Reproduce the lines exactly, beginning with the line that has "Generate a LaTeX" and ending with the line that has "(0,0) rectangle (736,578);". Images are left out.

Records with drawing code:
-.-.-

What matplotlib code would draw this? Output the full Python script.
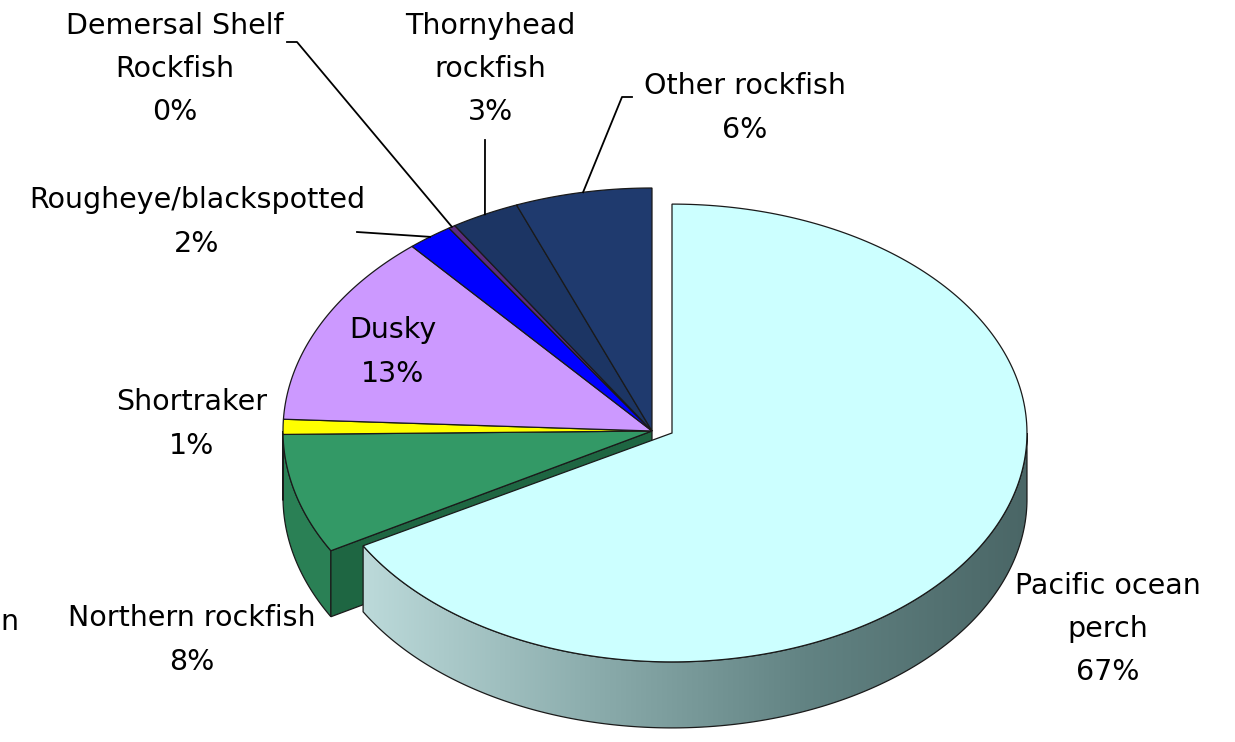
import numpy as np
import matplotlib.pyplot as plt
from matplotlib.patches import Polygon
from matplotlib.colors import LinearSegmentedColormap

# Rockfish catch shares, clockwise from 12 o'clock
species = ['Pacific ocean\nperch', 'Northern rockfish', 'Shortraker', 'Dusky',
           'Rougheye/blackspotted', 'Demersal Shelf\nRockfish',
           'Thornyhead\nrockfish', 'Other rockfish']
share = [67, 8, 1, 13, 2, 0.3, 3, 6]

top_colors = ['#CCFFFF', '#339966', '#FFFF00', '#CC99FF',
              '#0000FF', '#5B2C83', '#1C3564', '#1F3A6E']
side_colors = ['#7A9C9C', '#2A8055', '#B8B800', '#9A6FC8',
               '#0000B0', '#3F1F5C', '#132647', '#15294F']
wall_colors = ['#C8E6E6', '#1E6642', '#9A9A00', '#7F58A8',
               '#000090', '#2F1646', '#0E1C36', '#0F1F3C']
explode = [True, False, False, False, False, False, False, False]

# label block centres and leader line anchors (pixels)
label_xy = [(1108, 629), (192, 640), (192, 424), (393, 352),
            (197, 222), (175, 69), (490, 69), (745, 108)]
leader_start = [None, None, None, None,
                [(357, 232)], [(287, 42), (297, 42)],
                [(485, 140)], [(632, 97), (622, 97)]]

W, H = 1235, 742
center = np.array([652.0, 431.0])
radii = np.array([369.0, 243.0])
depth = 66
shift = np.array([20.0, 2.0])
shrink = np.array([0.962, 0.942])

fig = plt.figure(figsize=(W / 100, H / 100), dpi=100)
ax = fig.add_axes([0, 0, 1, 1])
ax.set_xlim(0, W)
ax.set_ylim(H, 0)
ax.axis('off')

edge = '#1A1A1A'


def arc(c, r, a0, a1, n=240):
    t = np.radians(np.linspace(a0, a1, n))
    return np.column_stack([c[0] + r[0] * np.cos(t), c[1] - r[1] * np.sin(t)])


total = sum(share)
spans = [v / total * 360 for v in share]
bounds = []
start = 90.0
for s in spans:
    bounds.append((start - s, start))
    start -= s


def geom(i):
    if explode[i]:
        return center + shift, radii * shrink
    return center, radii


def draw_slice(i, z):
    a_lo, a_hi = bounds[i]
    c, r = geom(i)
    down = np.array([0, depth])
    # outer rim, front half only
    lo, hi = max(a_lo, -180), min(a_hi, 0)
    if hi > lo:
        rim = arc(c, r, lo, hi)
        poly = np.vstack([rim, (rim + down)[::-1]])
        if explode[i]:
            ax.add_patch(Polygon(poly, closed=True, fc='none', ec=edge,
                                 lw=0.9, zorder=z + 0.2))
            cmap = LinearSegmentedColormap.from_list(
                'rim', ['#BCDADA', '#8DAEAE', '#628383', '#4A6666'])
            x0, x1 = poly[:, 0].min(), poly[:, 0].max()
            y0, y1 = poly[:, 1].min(), poly[:, 1].max()
            im = ax.imshow(np.linspace(0, 1, 256)[None, :], cmap=cmap,
                           extent=(x0, x1, y1, y0), aspect='auto',
                           zorder=z + 0.1, interpolation='bilinear')
            im.set_clip_path(Polygon(poly, closed=True, transform=ax.transData))
        else:
            ax.add_patch(Polygon(poly, closed=True, fc=side_colors[i], ec=edge,
                                 lw=0.9, zorder=z + 0.1))
    # cut faces next to a gap
    for a, sign in ((a_lo, 1), (a_hi, -1)):
        j = (i + (1 if sign == 1 else -1)) % len(share)
        if not (explode[i] or explode[j]):
            continue
        t = np.radians(a)
        normal_y = -np.cos(t) * sign
        if normal_y >= -1e-6:
            continue
        p_out = c + r * np.array([np.cos(t), -np.sin(t)])
        poly = np.array([c, p_out, p_out + down, c + down])
        ax.add_patch(Polygon(poly, closed=True, fc=wall_colors[i], ec=edge,
                             lw=0.9, zorder=z + 0.15))
    # top face
    face = np.vstack([c, arc(c, r, a_lo, a_hi)])
    ax.add_patch(Polygon(face, closed=True, fc=top_colors[i], ec=edge,
                         lw=0.9, zorder=z + 0.3))


for i in range(len(share)):
    draw_slice(i, 4 if explode[i] else 1)

ax.set_xlim(0, W)
ax.set_ylim(H, 0)

# labels and leader lines
for i, name in enumerate(species):
    pct = share[i] / total * 100
    ax.text(label_xy[i][0], label_xy[i][1], f'{name}\n{pct:.0f}%',
            ha='center', va='center', fontsize=20.5, linespacing=1.7,
            color='black', zorder=10)
    if leader_start[i] is not None:
        a_lo, a_hi = bounds[i]
        t = np.radians((a_lo + a_hi) / 2)
        c, r = geom(i)
        tip = c + r * np.array([np.cos(t), -np.sin(t)])
        pts = np.array(leader_start[i] + [tuple(tip)])
        ax.plot(pts[:, 0], pts[:, 1], color='black', lw=1.3, zorder=9)

ax.text(0, 622, 'n', ha='left', va='center', fontsize=20.5, color='black')

fig.savefig('out.png', dpi=100)
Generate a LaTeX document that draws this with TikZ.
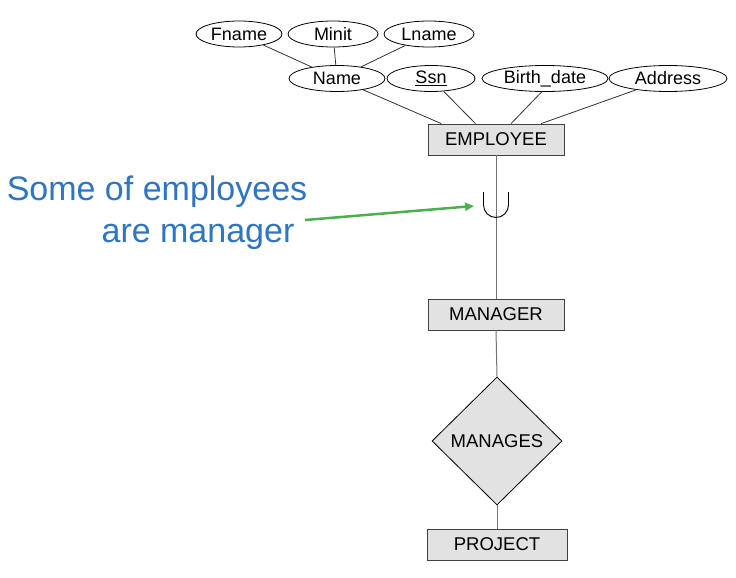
\documentclass[tikz,border=0pt]{standalone}
\usepackage{fontspec}
\setmainfont{Liberation Sans}
\usetikzlibrary{shapes.geometric,arrows.meta,calc}
\definecolor{noteblue}{RGB}{46,117,196}
\definecolor{arrowgreen}{RGB}{76,175,80}
\definecolor{boxfill}{RGB}{226,226,226}
\begin{document}
\begin{tikzpicture}[x=1pt,y=-1pt,
  attr/.style={draw=black,ellipse,fill=white,inner sep=0pt,minimum height=26pt,font=\fontsize{18}{20}\selectfont,line width=0.8pt},
  entity/.style={draw=black!75,fill=boxfill,rectangle,inner sep=0pt,minimum height=31pt,font=\fontsize{18.5}{20}\selectfont,line width=0.8pt},
  rel/.style={draw=black,fill=boxfill,diamond,inner sep=0pt,minimum width=130pt,minimum height=128pt,font=\fontsize{18.5}{20}\selectfont,line width=0.8pt},
  link/.style={draw=black!80,line width=0.8pt},
  vlink/.style={draw=black!55,line width=1pt},
  note/.style={text=noteblue,font=\fontsize{34}{38}\selectfont,inner sep=0pt}]
\useasboundingbox[fill=white] (0,0) rectangle (736,578);

\node[entity,minimum width=136pt] (emp) at (496,139.5) {EMPLOYEE};
\node[entity,minimum width=136pt] (mgr) at (496,314.5) {MANAGER};
\node[rel] (manages) at (497,441) {MANAGES};
\node[entity,minimum width=140pt] (proj) at (497,544.5) {PROJECT};

% attributes
\node[attr,minimum width=86pt] (fname) at (239,34) {Fname};
\node[attr,minimum width=90pt] (minit) at (333,34) {Minit};
\node[attr,minimum width=90pt] (lname) at (429,34) {Lname};
\node[attr,minimum width=96pt] (name) at (337,78.5) {Name};
\node[attr,minimum width=88pt] (ssn) at (431,78.5) {\underline{Ssn}};
\node[attr,minimum width=126pt] (bdate) at (545,78.5) {Birth\_date};
\node[attr,minimum width=118pt] (addr) at (668,78.5) {Address};

% connection points on EMPLOYEE top edge
\coordinate (e1) at ($(emp.north west)!0.10!(emp.north east)$);
\coordinate (e2) at ($(emp.north west)!0.35!(emp.north east)$);
\coordinate (e3) at ($(emp.north west)!0.61!(emp.north east)$);
\coordinate (e4) at ($(emp.north west)!0.83!(emp.north east)$);

\draw[link] (fname) -- (name);
\draw[link] (minit) -- (name);
\draw[link] (lname) -- (name);
\draw[link] (name) -- (e1);
\draw[link] (ssn) -- (e2);
\draw[link] (bdate.256) -- (e3);
\draw[link] (addr) -- (e4);

% vertical lines
\draw[vlink] (emp.south) -- (mgr.north);
\draw[vlink] (mgr.south) -- (manages.north);
\draw[vlink] (manages.south) -- (proj.north);

% subset (union) symbol, open at the top
\coordinate (ucenter) at (496,205);
\draw[black,line width=0.9pt] ($(ucenter)+(-12.5,-13)$) -- ($(ucenter)+(-12.5,0)$)
  arc[start angle=180,end angle=0,radius=12.5] -- ($(ucenter)+(12.5,-13)$);

% note
\node[note] (note1) at (157,192) {Some of employees};
\node[note] (note2) at (198,237) {are manager};
\coordinate (astart) at (305,220);
\coordinate (aend) at (474,206);
\draw[arrowgreen,line width=2.5pt,-{Triangle[length=9pt,width=8pt]}] (astart) -- (aend);
\end{tikzpicture}
\end{document}
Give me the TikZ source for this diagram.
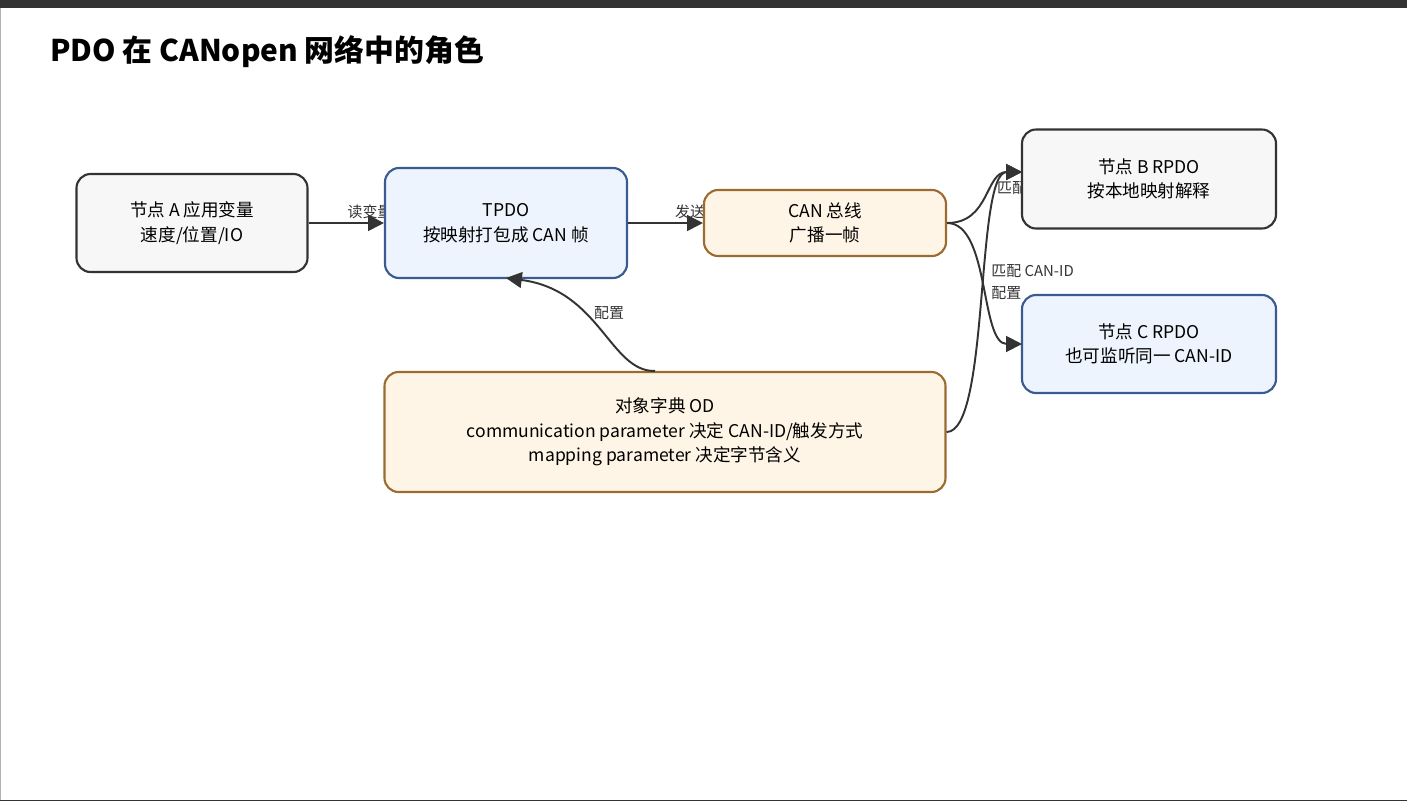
\documentclass[tikz,border=0pt]{standalone}
\usepackage{fontspec}
\setmainfont{Noto Sans CJK SC}
\usetikzlibrary{arrows.meta}
\definecolor{lineC}{HTML}{333333}
\definecolor{grayF}{HTML}{F7F7F7}
\definecolor{blueF}{HTML}{EEF4FD}
\definecolor{blueD}{HTML}{3A5A92}
\definecolor{orgF}{HTML}{FFF5E6}
\definecolor{orgD}{HTML}{9C6B30}
\tikzset{
  box/.style={draw=lineC, fill=grayF, line width=1.2pt, rounded corners=8pt, align=center, font=\fontsize{10}{14}\selectfont, inner sep=0pt},
  bluebox/.style={box, draw=blueD, fill=blueF},
  orgbox/.style={box, draw=orgD, fill=orgF},
  link/.style={draw=lineC, line width=1.1pt, -{Triangle[length=9pt,width=9pt]}},
  lab/.style={font=\fontsize{8.5}{10}\selectfont, text=lineC, inner sep=0pt}
}
\begin{document}
\begin{tikzpicture}[x=0.02cm, y=-0.02cm]
\useasboundingbox (0,0) rectangle (1407,802);
\fill[white] (0,0) rectangle (1407,802);
\fill[black!80] (0,0) rectangle (1407,8);
\draw[gray!60] (0.5,8) -- (0.5,800);
\draw[lineC] (0,800) -- (1407,800);
\node[anchor=west, font=\fontsize{17}{20}\selectfont\bfseries] (title) at (44,52) {PDO 在 CANopen 网络中的角色};

% labels first, boxes hide their ends
\node[lab] (l1) at (370,212) {读变量};
\node[lab] (l2) at (690,212) {发送};
\node[lab] (l3) at (1012,188) {匹配};
\node[lab, anchor=west] (l4) at (991,271) {匹配 CAN-ID};
\node[lab, anchor=west] (l5) at (991,293) {配置};
\node[lab] (l6) at (609,313) {配置};

% nodes
\node[box, minimum width=231*0.02cm, minimum height=98*0.02cm] (nodeA) at (192,223) {节点 A 应用变量\\速度/位置/IO};
\node[bluebox, minimum width=242*0.02cm, minimum height=110*0.02cm] (tpdo) at (506,223) {TPDO\\按映射打包成 CAN 帧};
\node[orgbox, minimum width=242*0.02cm, minimum height=66*0.02cm] (bus) at (825,223) {CAN 总线\\广播一帧};
\node[box, minimum width=254*0.02cm, minimum height=99*0.02cm] (nodeB) at (1149,179) {节点 B RPDO\\按本地映射解释};
\node[bluebox, minimum width=254*0.02cm, minimum height=98*0.02cm] (nodeC) at (1149,344) {节点 C RPDO\\也可监听同一 CAN-ID};
\node[orgbox, minimum width=561*0.02cm, minimum height=120*0.02cm] (od) at (665,432) {对象字典 OD\\communication parameter 决定 CAN-ID/触发方式\\mapping parameter 决定字节含义};

\coordinate (bTip) at (1022,172);
\coordinate (cTip) at (1022,344);
\coordinate (tTip) at (506,278);

\draw[link] (nodeA) -- (tpdo);
\draw[link] (tpdo) -- (bus);
\draw[link] (bus.east) .. controls (990,223) and (985,172) .. (bTip);
\draw[link] (bus.east) .. controls (990,223) and (980,344) .. (cTip);
\draw[link] (od.north -| 655,0) .. controls (610,372) and (600,290) .. (tTip);
\draw[link] (od.east) .. controls (990,432) and (975,172) .. (bTip);
\end{tikzpicture}
\end{document}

-.-.-

EXPECTED OUTPUT:
Generate a LaTeX document that draws this with TikZ.
\documentclass[tikz,border=0pt]{standalone}
\usepackage{fontspec}
\setmainfont{Liberation Sans}
\usetikzlibrary{shapes.geometric,arrows.meta,calc}
\definecolor{noteblue}{RGB}{46,117,196}
\definecolor{arrowgreen}{RGB}{76,175,80}
\definecolor{boxfill}{RGB}{226,226,226}
\begin{document}
\begin{tikzpicture}[x=1pt,y=-1pt,
  attr/.style={draw=black,ellipse,fill=white,inner sep=0pt,minimum height=26pt,font=\fontsize{18}{20}\selectfont,line width=0.8pt},
  entity/.style={draw=black!75,fill=boxfill,rectangle,inner sep=0pt,minimum height=31pt,font=\fontsize{18.5}{20}\selectfont,line width=0.8pt},
  rel/.style={draw=black,fill=boxfill,diamond,inner sep=0pt,minimum width=130pt,minimum height=128pt,font=\fontsize{18.5}{20}\selectfont,line width=0.8pt},
  link/.style={draw=black!80,line width=0.8pt},
  vlink/.style={draw=black!55,line width=1pt},
  note/.style={text=noteblue,font=\fontsize{34}{38}\selectfont,inner sep=0pt}]
\useasboundingbox[fill=white] (0,0) rectangle (736,578);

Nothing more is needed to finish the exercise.